Structured extraction is framed as an entropy-reducing operation, with iterative validation and schema constraints minimizing H(Y∣X) by conditioning on detected fields and intermediate signals, shrinking plausible interpretations and preventing silent drift and corruption.
Figure 7: Entropy jump: each time a pipeline uses a tool, calls an API or queries System of Record it makes an entropy jump with potential information losses.
Implications and Prospective Directions
The findings establish that schema-grounded, iterative memory architectures provide superior correctness, stability, and debuggability in agentic production memory workloads, especially where state, aggregation, explicit unknowns, and mutation tracking are operationally critical.
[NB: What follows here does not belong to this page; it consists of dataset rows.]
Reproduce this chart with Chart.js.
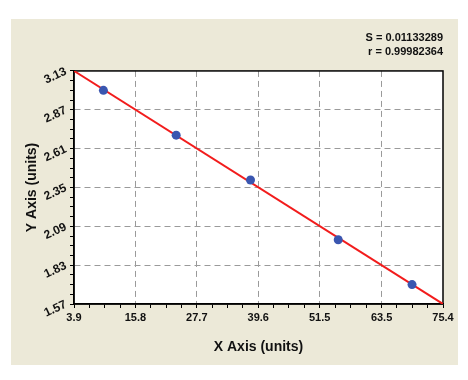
<!DOCTYPE html>
<html>
<head>
<meta charset="utf-8">
<script src="https://cdn.jsdelivr.net/npm/chart.js@4/dist/chart.umd.min.js"></script>
<style>
    body { margin: 0; background: #ffffff; }
    #panel {
        position: absolute;
        left: 11px; top: 19px;
        width: 447px; height: 346px;
        background: #ECE9D8;
    }
</style>
</head>
<body>
<div id="panel"><canvas id="stdChart" width="447" height="346"></canvas></div>
<script>
// ========== DATA ==========
const xValues = [9.6, 23.7, 38.1, 55.1, 69.4];
const yValues = [3.00, 2.70, 2.40, 2.00, 1.70];

// fitted line end points (across the axis range)
const fitX = [3.9, 75.4];
const fitY = [3.13, 1.57];

const xTickLabels = ['3.9', '15.8', '27.7', '39.6', '51.5', '63.5', '75.4'];
const yTickLabels = ['1.57', '1.83', '2.09', '2.35', '2.61', '2.87', '3.13'];

const statLines = ['S = 0.01133289', 'r = 0.99982364'];

// ========== HELPERS ==========
// major ticks from labels, 3 minor ticks between each pair
function buildTicks(labels) {
    const ticks = [];
    for (let i = 0; i < labels.length; i++) {
        const v = parseFloat(labels[i]);
        ticks.push({ value: v, isMajor: true, text: labels[i] });
        if (i < labels.length - 1) {
            const next = parseFloat(labels[i + 1]);
            for (let k = 1; k < 4; k++) {
                ticks.push({ value: v + (next - v) * k / 4, isMajor: false, text: '' });
            }
        }
    }
    return ticks;
}

function gridColor(ctx, labels) {
    const t = ctx.tick;
    if (!t || !t.isMajor) return 'rgba(0,0,0,0)';
    if (t.text === labels[0] || t.text === labels[labels.length - 1]) return 'rgba(0,0,0,0)';
    return '#9a9a9a';
}

const plotFrame = {
    id: 'plotFrame',
    beforeDraw(chart) {
        const { ctx, chartArea: a } = chart;
        ctx.save();
        ctx.fillStyle = '#ffffff';
        ctx.fillRect(a.left, a.top, a.right - a.left, a.bottom - a.top);
        ctx.restore();
    },
    beforeDatasetsDraw(chart) {
        const { ctx, chartArea: a } = chart;
        ctx.save();
        ctx.strokeStyle = '#000000';
        ctx.lineWidth = 1.5;
        ctx.strokeRect(a.left, a.top, a.right - a.left, a.bottom - a.top);
        ctx.restore();
    }
};

const FONT = "'Liberation Sans', Arial, sans-serif";

// ========== CHART ==========
new Chart(document.getElementById('stdChart').getContext('2d'), {
    type: 'scatter',
    data: {
        datasets: [{
            label: 'Standards',
            data: xValues.map((x, i) => ({ x: x, y: yValues[i] })),
            pointRadius: 4.5,
            pointBackgroundColor: '#3a56b0',
            pointBorderColor: '#3a56b0',
            pointBorderWidth: 0,
            showLine: false
        }, {
            label: 'Fit',
            data: fitX.map((x, i) => ({ x: x, y: fitY[i] })),
            showLine: true,
            borderColor: '#f21c1c',
            borderWidth: 2,
            pointRadius: 0
        }]
    },
    options: {
        responsive: false,
        animation: false,
        layout: { padding: { left: 0, right: 15, top: 0, bottom: 0 } },
        plugins: {
            legend: { display: false },
            tooltip: { enabled: false },
            title: {
                display: true,
                text: statLines,
                align: 'end',
                color: '#111111',
                font: { family: FONT, size: 11, weight: 'bold', lineHeight: 1.27 },
                padding: { top: 12, bottom: 12 }
            }
        },
        scales: {
            x: {
                type: 'linear',
                min: parseFloat(xTickLabels[0]),
                max: parseFloat(xTickLabels[xTickLabels.length - 1]),
                afterBuildTicks: scale => { scale.ticks = buildTicks(xTickLabels); },
                afterFit: scale => { scale.height = 61; },
                ticks: {
                    autoSkip: false,
                    maxRotation: 0,
                    padding: 3,
                    color: '#111111',
                    font: { family: FONT, size: 11, weight: 'bold' },
                    callback: (value, index, ticks) => ticks[index].text
                },
                grid: {
                    color: ctx => gridColor(ctx, xTickLabels),
                    tickColor: '#000000',
                    tickLength: 4,
                    tickBorderDash: []
                },
                border: { display: true, color: '#000000', width: 1.5, dash: [6, 4] },
                title: {
                    display: true,
                    text: 'X Axis (units)',
                    color: '#111111',
                    font: { family: FONT, size: 14, weight: 'bold' },
                    padding: { top: 4, bottom: 9 }
                }
            },
            y: {
                type: 'linear',
                min: parseFloat(yTickLabels[0]),
                max: parseFloat(yTickLabels[yTickLabels.length - 1]),
                afterBuildTicks: scale => { scale.ticks = buildTicks(yTickLabels); },
                afterFit: scale => { scale.width = 63; },
                ticks: {
                    autoSkip: false,
                    minRotation: 25,
                    maxRotation: 25,
                    padding: 4,
                    color: '#111111',
                    font: { family: FONT, size: 12, weight: 'bold' },
                    callback: (value, index, ticks) => ticks[index].text
                },
                grid: {
                    color: ctx => gridColor(ctx, yTickLabels),
                    tickColor: '#000000',
                    tickLength: 4,
                    tickBorderDash: []
                },
                border: { display: true, color: '#000000', width: 1.5, dash: [6, 4] },
                title: {
                    display: true,
                    text: 'Y Axis (units)',
                    color: '#111111',
                    font: { family: FONT, size: 14, weight: 'bold' },
                    padding: { top: 13, bottom: 4 }
                }
            }
        }
    },
    plugins: [plotFrame]
});
</script>
</body>
</html>
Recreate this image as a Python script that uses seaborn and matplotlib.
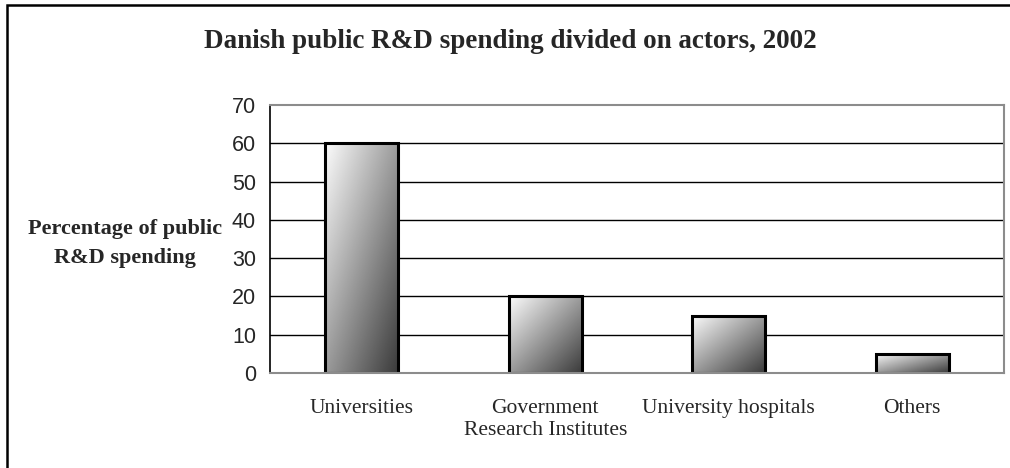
import matplotlib
matplotlib.use("Agg")
import matplotlib.pyplot as plt
import matplotlib.patches as mpatches
import numpy as np
import pandas as pd
import seaborn as sns

# data
actors = ["Universities", "Government\nResearch Institutes", "University hospitals", "Others"]
share = [60, 20, 15, 5]

df = pd.DataFrame({"actor": actors, "share": share})

sns.set_theme(style="white")
plt.rcParams["font.family"] = ["Liberation Serif", "DejaVu Serif"]

fig = plt.figure(figsize=(10.1, 4.68), dpi=100)
ax = fig.add_axes([270 / 1010, 1 - 373 / 468, (1004 - 270) / 1010, (373 - 105) / 468])

sns.barplot(data=df, x="actor", y="share", ax=ax, width=0.40,
            color="white", edgecolor="black", linewidth=2.2, zorder=3)

# gradient fill, light top-left to dark bottom-right
u, v = np.meshgrid(np.linspace(0, 1, 100), np.linspace(0, 1, 100))
grad = 0.5 * u + 0.5 * v
cmap = matplotlib.colors.LinearSegmentedColormap.from_list("g", ["#fcfcfc", "#3a3a3a"])
for p in ax.patches:
    p.set_facecolor("none")
    x0, y0 = p.get_x(), p.get_y()
    w, h = p.get_width(), p.get_height()
    im = ax.imshow(grad, cmap=cmap, extent=[x0, x0 + w, y0, y0 + h],
                   origin="upper", aspect="auto", zorder=2.8, vmin=0, vmax=1)
    im.set_clip_path(p)

ax.set_xlim(-0.5, 3.5)
ax.set_ylim(0, 70)
ax.set_yticks(range(0, 80, 10))
for yv in range(10, 70, 10):
    ax.axhline(yv, color="black", linewidth=1, zorder=1)

ax.set_xlabel("")
ax.set_ylabel("")
ax.set_xticks([0, 1, 2, 3])
ax.set_xticklabels(actors, fontsize=15.5, linespacing=1.2)
ax.set_xticks([0.5, 1.5, 2.5], minor=True)
ax.tick_params(axis="x", which="major", length=0, pad=19)
ax.tick_params(axis="x", which="minor", length=6, color="#555555", width=1, direction="out")
ax.tick_params(axis="y", length=6, color="black", width=1, direction="out", pad=4)
for lab in ax.get_yticklabels():
    lab.set_fontfamily(["Liberation Sans", "DejaVu Sans"])
    lab.set_fontsize(15.5)

for side in ["top", "right", "bottom"]:
    ax.spines[side].set_color("#8c8c8c")
    ax.spines[side].set_linewidth(1.5)
ax.spines["left"].set_color("black")
ax.spines["left"].set_linewidth(1.2)
ax.spines["bottom"].set_zorder(4)

fig.text(510 / 1010, 1 - 42 / 468, "Danish public R&D spending divided on actors, 2002",
         ha="center", va="center", fontsize=19.5, fontweight="bold")
fig.text(125 / 1010, 1 - 243 / 468, "Percentage of public\nR&D spending",
         ha="center", va="center", fontsize=16, fontweight="bold", linespacing=1.6)

# outer frame (only top and left edges visible in the reference)
frame = mpatches.Rectangle((7 / 1010, -0.2), 1.2, 1 - 5 / 468 + 0.2, transform=fig.transFigure,
                           fill=False, edgecolor="black", linewidth=1.8)
fig.patches.append(frame)

fig.savefig("out.png", dpi=100)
Strong numerical results directly contradict the widespread assumption that model upgrades or retrieval scale alone suffice for memory quality. The practical implication is that system design—specifically, interpretation on the write path—dominates architectural outcomes.
Theoretically, schema co-design for agent access presents open directions for automated schema generation, semantic migrations, conflict resolution, and structured audit. Further research should elaborate iterative extraction cost-accuracy curves, scalable schema evolution, and compositional error propagation in multi-agent settings.
Conclusion
Explicit schema-grounded memory with staged extraction, validation, and structured persistence achieves high factual correctness and operational stability in agent memory workloads, outperforming retrieval-centric and hybrid systems across multiple benchmarks. Memory quality scales with explicit structure and write-path control, not with model strength or retrieval quantity. The architecture offers concrete directions for reliable, scalable, and auditable agent memory in complex domains.